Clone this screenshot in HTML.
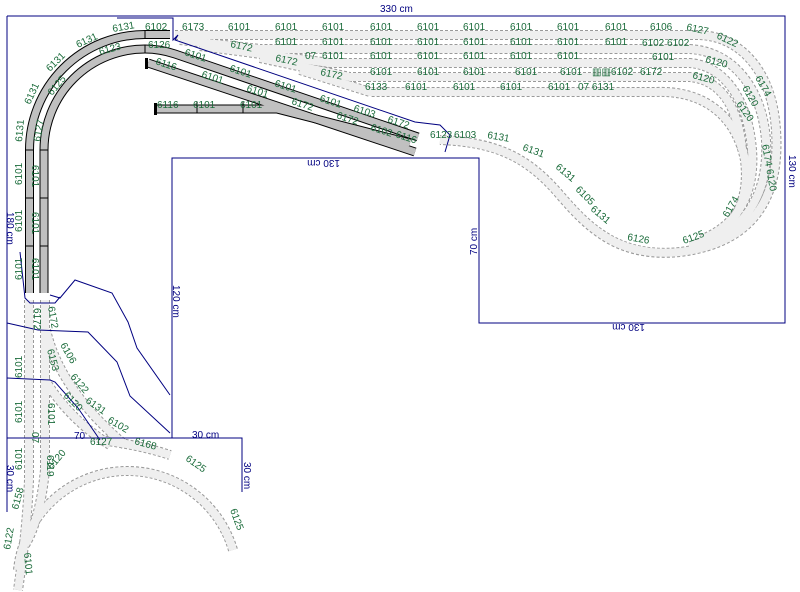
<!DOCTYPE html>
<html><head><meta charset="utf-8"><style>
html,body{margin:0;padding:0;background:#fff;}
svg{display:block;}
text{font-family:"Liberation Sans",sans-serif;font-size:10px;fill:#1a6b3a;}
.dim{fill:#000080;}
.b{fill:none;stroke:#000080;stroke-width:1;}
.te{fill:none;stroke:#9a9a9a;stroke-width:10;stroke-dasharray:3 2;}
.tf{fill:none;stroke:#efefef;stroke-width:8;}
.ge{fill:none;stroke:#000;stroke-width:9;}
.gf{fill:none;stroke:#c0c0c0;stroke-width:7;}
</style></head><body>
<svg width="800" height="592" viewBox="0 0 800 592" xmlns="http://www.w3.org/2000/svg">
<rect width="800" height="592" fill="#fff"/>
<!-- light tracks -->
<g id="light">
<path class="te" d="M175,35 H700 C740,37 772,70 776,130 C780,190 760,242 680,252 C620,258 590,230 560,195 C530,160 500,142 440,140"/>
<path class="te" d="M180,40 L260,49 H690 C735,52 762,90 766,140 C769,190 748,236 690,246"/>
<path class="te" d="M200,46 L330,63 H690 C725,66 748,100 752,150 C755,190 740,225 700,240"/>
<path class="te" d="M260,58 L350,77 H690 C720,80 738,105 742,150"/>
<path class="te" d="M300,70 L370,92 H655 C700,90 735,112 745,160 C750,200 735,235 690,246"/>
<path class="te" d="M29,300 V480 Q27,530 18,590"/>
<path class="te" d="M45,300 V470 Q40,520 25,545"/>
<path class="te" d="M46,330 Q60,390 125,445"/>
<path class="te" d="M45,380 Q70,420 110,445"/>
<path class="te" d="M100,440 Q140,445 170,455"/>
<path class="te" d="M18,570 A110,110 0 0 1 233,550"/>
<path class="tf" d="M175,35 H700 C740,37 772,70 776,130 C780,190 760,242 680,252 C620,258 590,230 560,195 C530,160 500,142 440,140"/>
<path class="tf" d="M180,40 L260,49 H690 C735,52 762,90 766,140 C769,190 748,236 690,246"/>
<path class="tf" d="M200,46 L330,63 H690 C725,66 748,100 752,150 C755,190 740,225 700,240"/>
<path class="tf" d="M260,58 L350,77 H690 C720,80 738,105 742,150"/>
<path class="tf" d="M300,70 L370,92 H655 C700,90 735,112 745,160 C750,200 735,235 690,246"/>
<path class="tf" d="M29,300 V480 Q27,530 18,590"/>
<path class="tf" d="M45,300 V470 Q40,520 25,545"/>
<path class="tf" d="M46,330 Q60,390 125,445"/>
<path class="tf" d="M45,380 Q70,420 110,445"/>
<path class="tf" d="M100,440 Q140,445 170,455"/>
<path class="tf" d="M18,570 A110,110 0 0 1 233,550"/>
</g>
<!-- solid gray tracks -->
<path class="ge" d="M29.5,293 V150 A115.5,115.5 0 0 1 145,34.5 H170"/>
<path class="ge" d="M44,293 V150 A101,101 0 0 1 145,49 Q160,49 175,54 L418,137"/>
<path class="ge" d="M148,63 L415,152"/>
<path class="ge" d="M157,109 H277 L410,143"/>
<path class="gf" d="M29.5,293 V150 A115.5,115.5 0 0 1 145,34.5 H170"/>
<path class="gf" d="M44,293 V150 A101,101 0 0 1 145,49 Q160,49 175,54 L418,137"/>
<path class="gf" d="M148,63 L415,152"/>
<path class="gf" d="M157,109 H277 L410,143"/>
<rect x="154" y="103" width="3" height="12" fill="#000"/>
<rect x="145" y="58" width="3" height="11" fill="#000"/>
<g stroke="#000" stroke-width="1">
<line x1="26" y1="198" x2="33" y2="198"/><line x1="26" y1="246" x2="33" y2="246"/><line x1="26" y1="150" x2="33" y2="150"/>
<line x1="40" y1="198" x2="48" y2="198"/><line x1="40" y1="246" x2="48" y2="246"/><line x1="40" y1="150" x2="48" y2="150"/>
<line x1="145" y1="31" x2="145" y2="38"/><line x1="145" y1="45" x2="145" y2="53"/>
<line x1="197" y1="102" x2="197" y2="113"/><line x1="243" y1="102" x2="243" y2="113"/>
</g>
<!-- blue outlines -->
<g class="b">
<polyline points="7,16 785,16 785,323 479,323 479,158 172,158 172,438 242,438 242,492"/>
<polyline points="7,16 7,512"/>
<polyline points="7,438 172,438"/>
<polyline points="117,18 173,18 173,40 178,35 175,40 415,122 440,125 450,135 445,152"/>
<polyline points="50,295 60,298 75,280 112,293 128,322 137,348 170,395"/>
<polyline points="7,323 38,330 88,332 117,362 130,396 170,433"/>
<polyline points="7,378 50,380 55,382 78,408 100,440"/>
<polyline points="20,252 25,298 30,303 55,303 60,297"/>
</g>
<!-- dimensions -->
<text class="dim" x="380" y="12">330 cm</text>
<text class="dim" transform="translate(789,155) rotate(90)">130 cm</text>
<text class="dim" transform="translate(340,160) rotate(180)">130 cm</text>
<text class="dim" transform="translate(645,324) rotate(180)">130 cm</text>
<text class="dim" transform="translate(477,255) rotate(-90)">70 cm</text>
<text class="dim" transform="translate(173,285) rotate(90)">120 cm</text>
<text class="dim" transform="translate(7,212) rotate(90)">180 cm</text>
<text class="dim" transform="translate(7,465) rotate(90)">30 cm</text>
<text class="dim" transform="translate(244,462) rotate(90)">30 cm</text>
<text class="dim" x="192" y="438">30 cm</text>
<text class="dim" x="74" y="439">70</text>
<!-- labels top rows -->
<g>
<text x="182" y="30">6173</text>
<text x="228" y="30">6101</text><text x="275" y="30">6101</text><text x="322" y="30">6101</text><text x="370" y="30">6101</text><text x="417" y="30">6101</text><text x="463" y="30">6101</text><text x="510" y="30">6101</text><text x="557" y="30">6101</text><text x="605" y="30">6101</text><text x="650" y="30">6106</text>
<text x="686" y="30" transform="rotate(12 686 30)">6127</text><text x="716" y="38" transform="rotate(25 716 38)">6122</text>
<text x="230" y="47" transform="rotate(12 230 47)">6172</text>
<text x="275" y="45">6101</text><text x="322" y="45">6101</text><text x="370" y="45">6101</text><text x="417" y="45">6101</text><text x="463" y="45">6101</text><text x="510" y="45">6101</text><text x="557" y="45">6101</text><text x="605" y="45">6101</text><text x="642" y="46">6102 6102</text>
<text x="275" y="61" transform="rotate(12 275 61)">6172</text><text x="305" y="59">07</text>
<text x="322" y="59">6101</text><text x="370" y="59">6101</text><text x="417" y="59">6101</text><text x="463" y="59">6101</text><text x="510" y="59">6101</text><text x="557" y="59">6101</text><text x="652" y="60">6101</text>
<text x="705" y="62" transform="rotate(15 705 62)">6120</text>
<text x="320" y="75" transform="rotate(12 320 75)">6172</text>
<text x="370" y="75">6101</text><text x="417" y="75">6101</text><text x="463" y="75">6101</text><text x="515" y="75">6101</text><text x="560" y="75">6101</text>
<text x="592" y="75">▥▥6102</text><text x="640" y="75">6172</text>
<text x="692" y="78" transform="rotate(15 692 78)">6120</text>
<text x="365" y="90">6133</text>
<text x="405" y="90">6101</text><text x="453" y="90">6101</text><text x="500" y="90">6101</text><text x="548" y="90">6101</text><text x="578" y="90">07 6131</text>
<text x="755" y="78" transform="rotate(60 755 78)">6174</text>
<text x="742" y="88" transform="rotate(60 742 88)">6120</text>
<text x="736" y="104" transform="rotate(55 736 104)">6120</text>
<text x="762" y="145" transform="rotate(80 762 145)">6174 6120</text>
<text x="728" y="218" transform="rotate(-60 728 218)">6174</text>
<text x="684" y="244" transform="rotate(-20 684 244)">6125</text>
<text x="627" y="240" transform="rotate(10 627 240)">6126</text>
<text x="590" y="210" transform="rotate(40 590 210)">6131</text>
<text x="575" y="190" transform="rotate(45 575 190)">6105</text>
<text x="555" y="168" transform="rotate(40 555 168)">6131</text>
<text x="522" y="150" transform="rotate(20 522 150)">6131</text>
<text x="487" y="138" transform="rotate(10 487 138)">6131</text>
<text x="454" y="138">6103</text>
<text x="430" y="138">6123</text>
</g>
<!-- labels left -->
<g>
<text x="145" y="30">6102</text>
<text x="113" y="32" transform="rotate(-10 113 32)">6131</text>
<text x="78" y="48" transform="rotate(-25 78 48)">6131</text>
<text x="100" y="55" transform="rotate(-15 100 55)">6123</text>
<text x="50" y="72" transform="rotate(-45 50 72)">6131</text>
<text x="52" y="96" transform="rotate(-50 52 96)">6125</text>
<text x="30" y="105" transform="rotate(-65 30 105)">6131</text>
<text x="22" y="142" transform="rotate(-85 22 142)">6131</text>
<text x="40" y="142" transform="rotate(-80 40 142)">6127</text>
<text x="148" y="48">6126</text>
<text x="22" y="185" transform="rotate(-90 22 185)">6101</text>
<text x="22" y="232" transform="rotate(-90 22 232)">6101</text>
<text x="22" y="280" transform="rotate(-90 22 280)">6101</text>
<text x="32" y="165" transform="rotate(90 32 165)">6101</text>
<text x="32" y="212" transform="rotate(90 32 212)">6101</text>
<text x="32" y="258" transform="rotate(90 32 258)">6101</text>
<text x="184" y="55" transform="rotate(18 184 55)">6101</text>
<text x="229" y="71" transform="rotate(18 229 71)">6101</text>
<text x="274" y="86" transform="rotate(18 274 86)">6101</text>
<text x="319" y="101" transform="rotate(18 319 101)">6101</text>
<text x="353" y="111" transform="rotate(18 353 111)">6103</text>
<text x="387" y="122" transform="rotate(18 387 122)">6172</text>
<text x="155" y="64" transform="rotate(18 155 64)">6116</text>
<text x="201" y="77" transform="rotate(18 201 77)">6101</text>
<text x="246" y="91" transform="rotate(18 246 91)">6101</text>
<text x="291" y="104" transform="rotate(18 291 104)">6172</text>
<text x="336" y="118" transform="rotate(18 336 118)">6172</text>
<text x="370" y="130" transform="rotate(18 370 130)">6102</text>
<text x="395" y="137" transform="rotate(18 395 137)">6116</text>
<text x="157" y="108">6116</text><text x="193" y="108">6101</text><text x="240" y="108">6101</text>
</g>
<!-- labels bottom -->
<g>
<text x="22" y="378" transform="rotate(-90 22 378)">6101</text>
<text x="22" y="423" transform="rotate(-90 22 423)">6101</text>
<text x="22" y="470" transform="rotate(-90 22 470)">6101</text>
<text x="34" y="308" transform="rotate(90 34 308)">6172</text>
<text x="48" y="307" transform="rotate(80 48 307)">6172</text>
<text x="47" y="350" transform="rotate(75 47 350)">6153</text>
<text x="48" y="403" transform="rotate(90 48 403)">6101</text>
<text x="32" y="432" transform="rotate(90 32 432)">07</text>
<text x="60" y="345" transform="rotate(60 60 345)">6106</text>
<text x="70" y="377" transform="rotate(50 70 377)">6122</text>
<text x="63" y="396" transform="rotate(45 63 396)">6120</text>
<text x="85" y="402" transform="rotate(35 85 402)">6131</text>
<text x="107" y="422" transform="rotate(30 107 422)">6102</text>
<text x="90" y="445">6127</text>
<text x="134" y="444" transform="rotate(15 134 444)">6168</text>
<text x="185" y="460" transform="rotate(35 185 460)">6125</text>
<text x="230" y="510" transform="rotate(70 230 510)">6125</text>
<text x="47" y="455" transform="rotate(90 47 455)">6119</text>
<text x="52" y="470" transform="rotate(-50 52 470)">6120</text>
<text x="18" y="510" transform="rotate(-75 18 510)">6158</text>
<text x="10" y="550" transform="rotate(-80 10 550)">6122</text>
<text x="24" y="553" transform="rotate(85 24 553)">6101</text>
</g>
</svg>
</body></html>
---
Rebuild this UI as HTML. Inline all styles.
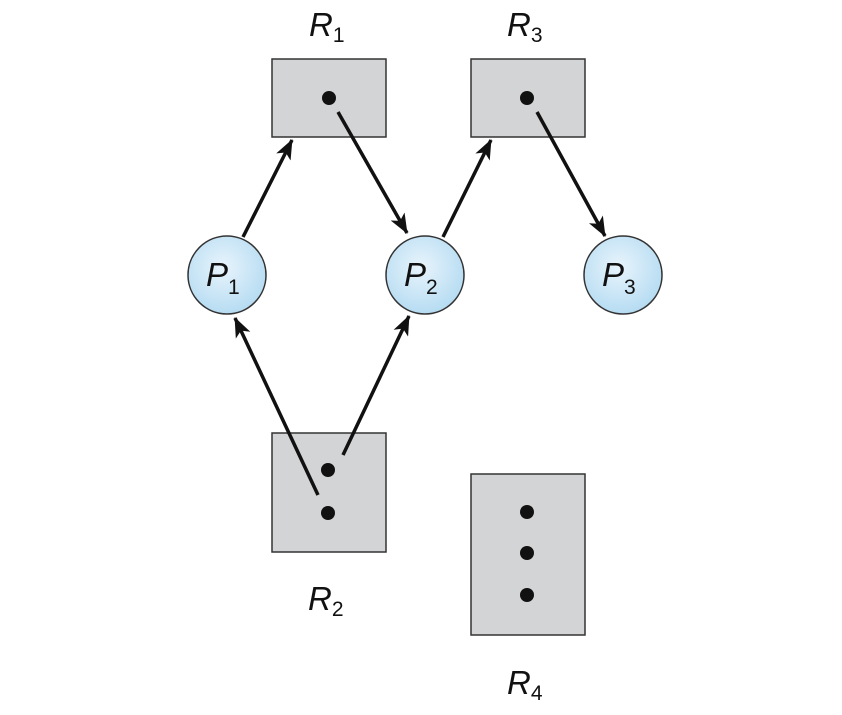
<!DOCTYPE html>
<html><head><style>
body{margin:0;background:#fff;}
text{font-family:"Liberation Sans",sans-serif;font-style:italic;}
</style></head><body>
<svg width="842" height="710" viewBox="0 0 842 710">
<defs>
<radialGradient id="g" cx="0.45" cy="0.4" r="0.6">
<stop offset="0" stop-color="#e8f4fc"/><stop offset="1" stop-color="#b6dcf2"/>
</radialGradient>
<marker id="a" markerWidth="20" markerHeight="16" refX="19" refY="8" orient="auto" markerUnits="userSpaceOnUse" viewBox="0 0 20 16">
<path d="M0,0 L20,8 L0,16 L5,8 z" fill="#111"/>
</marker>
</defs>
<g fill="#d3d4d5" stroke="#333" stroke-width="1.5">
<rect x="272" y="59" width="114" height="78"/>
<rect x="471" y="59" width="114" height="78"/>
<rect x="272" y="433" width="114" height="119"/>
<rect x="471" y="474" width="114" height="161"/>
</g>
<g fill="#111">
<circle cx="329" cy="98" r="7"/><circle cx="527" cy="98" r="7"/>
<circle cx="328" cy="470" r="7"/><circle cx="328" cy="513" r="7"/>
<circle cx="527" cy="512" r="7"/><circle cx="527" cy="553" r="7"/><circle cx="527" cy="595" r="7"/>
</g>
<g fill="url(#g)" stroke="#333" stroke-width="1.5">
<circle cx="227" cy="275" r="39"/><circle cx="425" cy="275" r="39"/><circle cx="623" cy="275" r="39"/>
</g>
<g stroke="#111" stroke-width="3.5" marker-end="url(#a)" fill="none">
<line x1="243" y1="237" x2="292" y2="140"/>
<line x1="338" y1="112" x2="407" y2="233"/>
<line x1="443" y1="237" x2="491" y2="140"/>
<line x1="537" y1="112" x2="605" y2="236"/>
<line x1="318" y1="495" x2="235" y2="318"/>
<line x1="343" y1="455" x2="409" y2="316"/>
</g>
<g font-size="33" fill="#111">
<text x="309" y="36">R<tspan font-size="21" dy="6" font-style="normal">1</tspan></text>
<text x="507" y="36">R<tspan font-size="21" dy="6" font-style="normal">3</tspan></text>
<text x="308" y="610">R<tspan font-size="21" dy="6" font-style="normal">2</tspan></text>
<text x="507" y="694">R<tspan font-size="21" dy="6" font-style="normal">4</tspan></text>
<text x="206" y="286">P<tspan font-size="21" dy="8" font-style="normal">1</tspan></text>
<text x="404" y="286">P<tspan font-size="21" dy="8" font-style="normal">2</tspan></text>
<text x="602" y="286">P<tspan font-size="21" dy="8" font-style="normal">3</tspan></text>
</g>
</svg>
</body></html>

- Task -
Track down all lines above with the string "this" and copy them.

- Exercise response -
Clone this screenshot in HTML.
Rebuild this UI as HTML. Inline all styles.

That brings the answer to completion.